St. Patrick’s Day Special: The Defender of Ulster
Our fourth Celtic Month piece celebrates St. Patrick’s Day, the national (and international) day of Ireland, on March 17th. Eat some boiled food; play the bodhrán; fight the English; but better yet, study the Irish language. I _promise_ the orthography is less intimidating than it looks.
Before you read what the piece means to me, share what it means to _you_. I’m just the artist; you’re the beholder.
Irish legend is replete with good stories and epic tales; but I ultimately decided to portray a key moment from the Táin Bó Cúailnge, featuring Cú Chulainn, one of Ireland’s most famous heroes.
In ancient Ireland, Queen Medb (or Maeve) and King Ailill of Connacht realized that they were equal in property except for one thing, namely Ailill’s bull, Finnbhennach, to whom there was only one equal in all of Ireland: Donn Cúailnge, a bull owned by an Ulsterman.
This may sound like a trivial issue; but within the context of ancient Irish society, unequal property in marriage was a very big deal; because Brehon Law, the code which governed Irish society before foreign law was imposed, acknowledged many types of marriages, some of them distinguished by the ratio of the property that the respective parties brought to the marriage. A marriage between a wealthier husband and a poorer wife was a substantially different legal relation than a marriage between an equally wealthy husband and wife.
After negotiations failed (due to a drunken envoy), Queen Medb resolved to attack Ulster and steal the bull; and so the Táin Bó Cúailnge (“Cattle Raid of Cooley”) began. Raising an enormous army and recruiting Fergus mac Róich, an exiled Ulsterman, as a general, Queen Medb and King Ailill advanced upon Ulster.
As a result of an earlier incident, the men of Ulster bore a curse that at their moment of need, they would all suffer labor-pains; and only one warrior was able to stand in Ulster’s defense: Cú Chulainn, a heroic youth, not yet having reached manhood.
Originally named Sétanta, he became known as Cú Chulainn, “Hound of Culann”, after he killed the enormous guard-dog of a man named Culann in self-defense, and agreed to guard Culann’s house until one of the dog’s puppies could be raised to an equally enormous size.

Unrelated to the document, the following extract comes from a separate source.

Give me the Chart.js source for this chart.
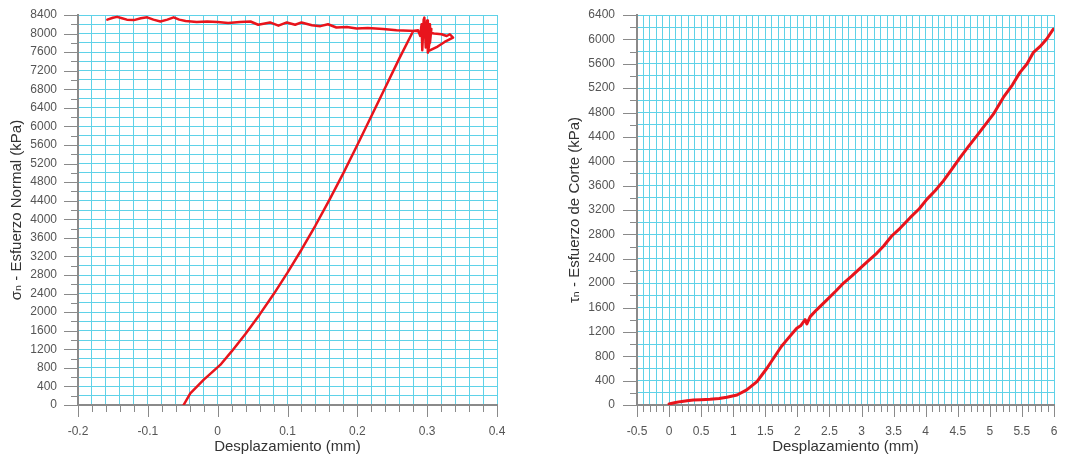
<!DOCTYPE html>
<html>
<head>
<meta charset="utf-8">
<script src="https://cdn.jsdelivr.net/npm/chart.js@4.4.1/dist/chart.umd.min.js"></script>
<style>
html,body{margin:0;padding:0;background:#fff;width:1066px;height:456px;overflow:hidden;}
canvas{position:absolute;top:0;}
#c1{left:0;}
#c2{left:533px;}
</style>
</head>
<body>
<canvas id="c1" width="533" height="456"></canvas>
<canvas id="c2" width="533" height="456"></canvas>
<script>
// ---------- Left chart data: normal stress vs displacement ----------
const normalX = [
  -0.0488, -0.0392, -0.0202, 0.0037, 0.020, 0.040, 0.060, 0.080, 0.100, 0.120,
  0.140, 0.160, 0.180, 0.200, 0.220, 0.240, 0.260, 0.2800,
  0.2870, 0.2900, 0.2920, 0.2930, 0.2950, 0.2960, 0.2980, 0.3000, 0.3010, 0.3030, 0.3040, 0.3060, 0.3015,
  0.3150, 0.3250, 0.3370, 0.3325, 0.3280, 0.3207, 0.3100, 0.3000, 0.2900, 0.2850,
  0.275, 0.256, 0.237, 0.215, 0.199, 0.185, 0.170, 0.158, 0.147, 0.135,
  0.120, 0.111, 0.099, 0.087, 0.075, 0.058, 0.047, 0.032, 0.015, 0.000,
  -0.015, -0.030, -0.046, -0.055, -0.063, -0.072, -0.082, -0.092, -0.101, -0.110,
  -0.120, -0.130, -0.137, -0.144, -0.150, -0.158
];
const normalY = [
  0, 252, 540, 863, 1154, 1536, 1946, 2384, 2850, 3344,
  3866, 4416, 4994, 5600, 6220, 6840, 7460, 8056,
  8070, 7950, 8200, 7640, 8300, 8344, 7700, 8280, 7590, 8200, 7800, 8100, 7620,
  7720, 7820, 7913, 7985, 7948, 7985, 8000, 8021, 8040, 8056,
  8060, 8070, 8100, 8120, 8110, 8140, 8130, 8200, 8160, 8180,
  8240, 8190, 8240, 8170, 8240, 8190, 8260, 8250, 8230, 8250,
  8260, 8250, 8270, 8300, 8350, 8300, 8260, 8300, 8350, 8330,
  8290, 8300, 8330, 8360, 8340, 8300
];
const leftXTickLabels = ['-0.2', '-0.1', '0', '0.1', '0.2', '0.3', '0.4'];
const leftYTickLabels = ['0','400','800','1200','1600','2000','2400','2800','3200','3600','4000',
  '4400','4800','5200','5600','6000','6400','6800','7200','7600','8000','8400'];

// ---------- Right chart data: shear stress vs displacement ----------
const shearX = [
  0.00, 0.10, 0.174, 0.28, 0.38, 0.50, 0.64, 0.78, 0.90, 1.06, 1.21, 1.37, 1.525, 1.68, 1.75,
  1.836, 1.99, 2.05, 2.12, 2.148, 2.20, 2.30, 2.46, 2.60, 2.72, 2.85, 2.98, 3.10, 3.24, 3.345,
  3.445, 3.47, 3.60, 3.757, 3.90, 4.017, 4.15, 4.276, 4.40, 4.536, 4.65, 4.796, 4.93, 5.055,
  5.21, 5.35, 5.47, 5.58, 5.68, 5.78, 5.886, 5.99
];
const shearY = [
  16, 40, 55, 70, 82, 88, 94, 105, 127, 164, 247, 383, 603, 850, 960,
  1069, 1261, 1300, 1400, 1332, 1450, 1562, 1726, 1870, 2001, 2120, 2247, 2360, 2494, 2610,
  2741, 2773, 2900, 3074, 3220, 3375, 3520, 3678, 3860, 4061, 4220, 4417, 4600, 4773,
  5047, 5250, 5458, 5600, 5787, 5880, 6006, 6170
];
const rightXTickLabels = ['-0.5','0','0.5','1','1.5','2','2.5','3','3.5','4','4.5','5','5.5','6'];
const rightYTickLabels = ['0','400','800','1200','1600','2000','2400','2800','3200','3600','4000',
  '4400','4800','5200','5600','6000','6400'];

// ---------- styling ----------
const GRID = '#5fd2e8';
const AXIS = '#8a8a8a';
const RED = '#e8141c';
const FONT = "'Liberation Sans', Arial, 'DejaVu Sans', sans-serif";

function toPoints(xs, ys) { return xs.map((x, i) => ({x: x, y: ys[i]})); }

function axisTicks(labels, minorStep) {
  const majors = labels.map(parseFloat);
  const min = majors[0], max = majors[majors.length - 1];
  const n = Math.round((max - min) / minorStep);
  const vals = [];
  for (let i = 0; i <= n; i++) vals.push(Math.round((min + i * minorStep) * 1e6) / 1e6);
  return {
    min, max,
    build: scale => { scale.ticks = vals.map(v => ({value: v})); },
    cb: value => {
      const k = majors.findIndex(m => Math.abs(m - value) < 1e-7);
      return k >= 0 ? labels[k] : '';
    }
  };
}

const tickPlugin = {
  id: 'tickMarks',
  afterDraw(chart) {
    const ctx = chart.ctx;
    ctx.save();
    ctx.strokeStyle = AXIS;
    ctx.lineWidth = 1;
    const xs = chart.scales.x, ys = chart.scales.y;
    const a = chart.chartArea;
    ctx.beginPath();
    xs.ticks.forEach((t) => {
      const p = Math.round(xs.getPixelForValue(t.value)) + 0.5;
      const len = (t.label !== '' && t.label != null) ? 12 : 7;
      ctx.moveTo(p, a.bottom);
      ctx.lineTo(p, a.bottom + len);
    });
    ys.ticks.forEach((t) => {
      const p = Math.round(ys.getPixelForValue(t.value)) + 0.5;
      const len = (t.label !== '' && t.label != null) ? 14 : 7;
      ctx.moveTo(a.left, p);
      ctx.lineTo(a.left - len, p);
    });
    ctx.stroke();
    ctx.restore();
  }
};

function zeroPad(s) { s.paddingTop = 0; s.paddingBottom = 0; s.paddingLeft = 0; s.paddingRight = 0; }

function makeChart(id, pts, xLab, xStep, yLab, yStep, yTitle, cfg) {
  const xt = axisTicks(xLab, xStep);
  const yt = axisTicks(yLab, yStep);
  return new Chart(document.getElementById(id), {
    type: 'scatter',
    data: {
      datasets: [{
        data: pts, showLine: true, borderColor: RED, backgroundColor: RED,
        borderWidth: cfg.lw, pointRadius: 0, tension: 0,
        borderJoinStyle: 'round', borderCapStyle: 'round'
      }]
    },
    options: {
      responsive: false, animation: false, devicePixelRatio: 1,
      layout: {padding: {left: 0, top: 15, right: cfg.padRight, bottom: 0}},
      plugins: {legend: {display: false}, tooltip: {enabled: false}},
      scales: {
        x: {
          type: 'linear', min: xt.min, max: xt.max,
          afterBuildTicks: xt.build,
          afterFit: s => { s.height = 51; zeroPad(s); },
          grid: {color: GRID, lineWidth: 1, drawTicks: false},
          border: {color: AXIS, width: 2},
          ticks: {
            callback: xt.cb, autoSkip: false, maxRotation: 0, minRotation: 0,
            padding: 19, color: '#555', font: {family: FONT, size: 12}
          },
          title: {
            display: true, text: 'Desplazamiento (mm)', color: '#333',
            font: {family: FONT, size: 15}, padding: {top: 0, bottom: 0}
          }
        },
        y: {
          type: 'linear', min: yt.min, max: yt.max,
          afterBuildTicks: yt.build,
          afterFit: s => { s.width = cfg.yWidth; zeroPad(s); },
          grid: {color: GRID, lineWidth: 1, drawTicks: false},
          border: {color: AXIS, width: 2},
          ticks: {
            callback: yt.cb, autoSkip: false,
            padding: cfg.yLabPad, color: '#555', font: {family: FONT, size: 12}
          },
          title: {
            display: true, text: yTitle, color: '#333',
            font: {family: FONT, size: 15}, padding: {top: cfg.yTitlePad, bottom: 0}
          }
        }
      }
    },
    plugins: [tickPlugin]
  });
}

makeChart('c1', toPoints(normalX, normalY), leftXTickLabels, 0.02, leftYTickLabels, 200,
  'σₙ - Esfuerzo Normal (kPa)', {lw: 2.5, padRight: 36, yWidth: 78, yLabPad: 21, yTitlePad: 8});
makeChart('c2', toPoints(shearX, shearY), rightXTickLabels, 0.1, rightYTickLabels, 200,
  'τₙ - Esfuerzo de Corte (kPa)', {lw: 3, padRight: 12, yWidth: 104, yLabPad: 22, yTitlePad: 33});
</script>
</body>
</html>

Along with his brother-in-arms Ferdiad, he was trained in the art of battle by the renowned Scottish warrior Scáthach. A precocious student, he defeated her sister Aífe in single combat at that young age, ending a long-ongoing feud that his teacher had been unable to resolve herself.
Thus, as the only beardless youth capable of holding his own in combat, Cú Chulainn stood alone against the armies of Connacht; holding them off at river passes, and invoking single combat to take on their forces one by one; buying time for the men of Ulster to recover from their curse.
In the course of this defense, he had to fight his old friend Ferdiad to the death; and killed him using the Gáe Bulg spear, the one thing Scáthach taught him that she didn’t also teach Ferdiad.
Cú Chulainn could only be defeated after he had broken his “geas” (pronounced “gyas”); a taboo, prophecy, or imperative, upon which one’s power is contingent, which both predicts and brings doom. Cú Chulainn had a geas that his downfall would come if he ever ate dog-meat.
This would come to pass after the Mórrígan, fickle crow-goddess of war and death, in the form of an old crone, offered him dog-meat, which he was obliged by courtesy to accept; ensuring his ruin in repayment of a grudge.
Thus at the hands of the Connacht warriors would come the end of Cú Chulainn’s short, tragic, glorious life.
The golden-haired figure is Queen Medb; the red-haired bearded figure beside her is either King Ailill, or Fergus. Fergus was given the task of leading Medb’s contingent on the battlefield, according to the epic; so we could either be looking at Queen Medb and Fergus at the head of her contingent, or both contingents with the king and queen at their respective heads.
Across, we see the beardless youth, Cú Chulainn, prepared to stand alone against them.
The valley between the foreground-hill and the background-hill plausibly contains a river and a ford, where Cú Chulainn will make one of his one-man stands to single-handedly hold the forces of Connacht at bay.
The crow and the stormclouds at upper left, of course, represent the Mórrígan and the bloodshed to come.
I portrayed each of the warriors as bearing a spear and a shield; because the Irish word for “warrior”, “gaiscíoch”, comes from the words “ga” and “sciath”, “spear” and “shield”. I based the shields on the Kiltubbrid Shield, an ancient alder-wood shield found in a bog in County Leitrim.